> [WORK INSTRUCTIONS]: Begin with the first line of the listing and quote every line through the one containing "from bokeh.resources import INLINE"; give only those lines.

------ PROVIDED DATA

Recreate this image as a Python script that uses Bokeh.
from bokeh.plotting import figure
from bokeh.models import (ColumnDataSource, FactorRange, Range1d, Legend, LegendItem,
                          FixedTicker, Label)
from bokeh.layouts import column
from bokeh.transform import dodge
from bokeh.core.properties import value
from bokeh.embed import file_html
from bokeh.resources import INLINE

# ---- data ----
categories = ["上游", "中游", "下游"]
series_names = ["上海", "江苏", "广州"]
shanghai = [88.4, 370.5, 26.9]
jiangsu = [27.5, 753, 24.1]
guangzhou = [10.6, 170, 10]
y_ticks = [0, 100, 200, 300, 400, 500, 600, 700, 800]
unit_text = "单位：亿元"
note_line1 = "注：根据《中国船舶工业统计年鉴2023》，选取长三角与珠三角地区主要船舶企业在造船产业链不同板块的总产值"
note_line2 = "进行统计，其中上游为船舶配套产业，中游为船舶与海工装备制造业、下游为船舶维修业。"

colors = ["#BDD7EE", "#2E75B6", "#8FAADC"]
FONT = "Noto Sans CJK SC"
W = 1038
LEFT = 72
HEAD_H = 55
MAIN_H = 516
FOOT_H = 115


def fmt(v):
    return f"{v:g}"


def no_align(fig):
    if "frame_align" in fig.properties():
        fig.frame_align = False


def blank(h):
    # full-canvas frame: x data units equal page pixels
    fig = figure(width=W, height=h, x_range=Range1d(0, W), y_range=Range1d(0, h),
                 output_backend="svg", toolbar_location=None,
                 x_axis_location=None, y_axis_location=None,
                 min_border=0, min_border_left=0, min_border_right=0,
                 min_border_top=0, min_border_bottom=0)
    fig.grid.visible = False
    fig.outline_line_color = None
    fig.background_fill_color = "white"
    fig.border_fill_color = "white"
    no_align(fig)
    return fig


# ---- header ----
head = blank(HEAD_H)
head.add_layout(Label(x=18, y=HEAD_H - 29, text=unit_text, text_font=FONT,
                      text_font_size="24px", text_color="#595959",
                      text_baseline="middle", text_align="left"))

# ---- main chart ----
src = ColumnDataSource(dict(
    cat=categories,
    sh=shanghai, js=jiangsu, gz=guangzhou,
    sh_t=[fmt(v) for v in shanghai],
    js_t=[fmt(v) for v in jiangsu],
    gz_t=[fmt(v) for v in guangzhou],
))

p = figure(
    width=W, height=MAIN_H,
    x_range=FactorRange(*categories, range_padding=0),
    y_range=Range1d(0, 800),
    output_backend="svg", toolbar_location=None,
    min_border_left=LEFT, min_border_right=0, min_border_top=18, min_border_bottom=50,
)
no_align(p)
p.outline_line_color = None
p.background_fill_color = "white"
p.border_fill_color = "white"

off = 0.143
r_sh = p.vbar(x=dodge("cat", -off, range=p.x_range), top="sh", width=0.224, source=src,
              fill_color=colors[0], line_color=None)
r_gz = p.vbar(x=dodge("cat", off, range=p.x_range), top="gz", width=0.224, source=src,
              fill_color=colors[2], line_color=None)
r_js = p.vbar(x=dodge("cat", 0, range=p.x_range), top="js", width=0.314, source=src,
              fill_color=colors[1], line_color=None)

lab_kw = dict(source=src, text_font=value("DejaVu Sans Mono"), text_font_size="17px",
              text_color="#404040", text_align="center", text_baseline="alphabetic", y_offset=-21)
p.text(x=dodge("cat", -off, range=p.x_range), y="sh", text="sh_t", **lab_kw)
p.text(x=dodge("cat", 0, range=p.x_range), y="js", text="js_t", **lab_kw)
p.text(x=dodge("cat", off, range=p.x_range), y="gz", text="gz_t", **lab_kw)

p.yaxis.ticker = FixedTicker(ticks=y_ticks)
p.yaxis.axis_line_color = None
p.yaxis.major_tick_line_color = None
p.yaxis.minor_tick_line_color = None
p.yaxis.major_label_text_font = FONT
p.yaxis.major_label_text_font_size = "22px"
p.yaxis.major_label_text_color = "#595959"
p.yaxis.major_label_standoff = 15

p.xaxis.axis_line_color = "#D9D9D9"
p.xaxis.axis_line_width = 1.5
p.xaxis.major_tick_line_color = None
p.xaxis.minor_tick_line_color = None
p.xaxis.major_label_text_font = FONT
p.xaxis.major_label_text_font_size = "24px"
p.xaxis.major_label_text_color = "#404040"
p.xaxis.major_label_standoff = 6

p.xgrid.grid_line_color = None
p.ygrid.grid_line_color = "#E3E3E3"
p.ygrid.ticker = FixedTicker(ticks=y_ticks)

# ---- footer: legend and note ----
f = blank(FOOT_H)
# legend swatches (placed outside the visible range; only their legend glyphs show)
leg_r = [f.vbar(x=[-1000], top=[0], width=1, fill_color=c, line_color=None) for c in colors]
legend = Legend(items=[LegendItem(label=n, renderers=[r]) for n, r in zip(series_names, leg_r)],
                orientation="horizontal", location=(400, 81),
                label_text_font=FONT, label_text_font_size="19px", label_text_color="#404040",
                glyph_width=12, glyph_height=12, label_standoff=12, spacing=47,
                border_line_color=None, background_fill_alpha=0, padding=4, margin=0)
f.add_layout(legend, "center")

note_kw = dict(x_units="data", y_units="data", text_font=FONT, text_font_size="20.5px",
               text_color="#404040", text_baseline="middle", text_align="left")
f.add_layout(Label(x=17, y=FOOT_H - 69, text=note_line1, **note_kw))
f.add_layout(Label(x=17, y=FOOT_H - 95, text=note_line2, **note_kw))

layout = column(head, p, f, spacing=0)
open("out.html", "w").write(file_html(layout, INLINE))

------------

> [RESULT OF THIS EXERCISE]:
Recreate this image as a Python script that uses Bokeh.
from bokeh.plotting import figure
from bokeh.models import (ColumnDataSource, FactorRange, Range1d, Legend, LegendItem,
                          FixedTicker, Label)
from bokeh.layouts import column
from bokeh.transform import dodge
from bokeh.core.properties import value
from bokeh.embed import file_html
from bokeh.resources import INLINE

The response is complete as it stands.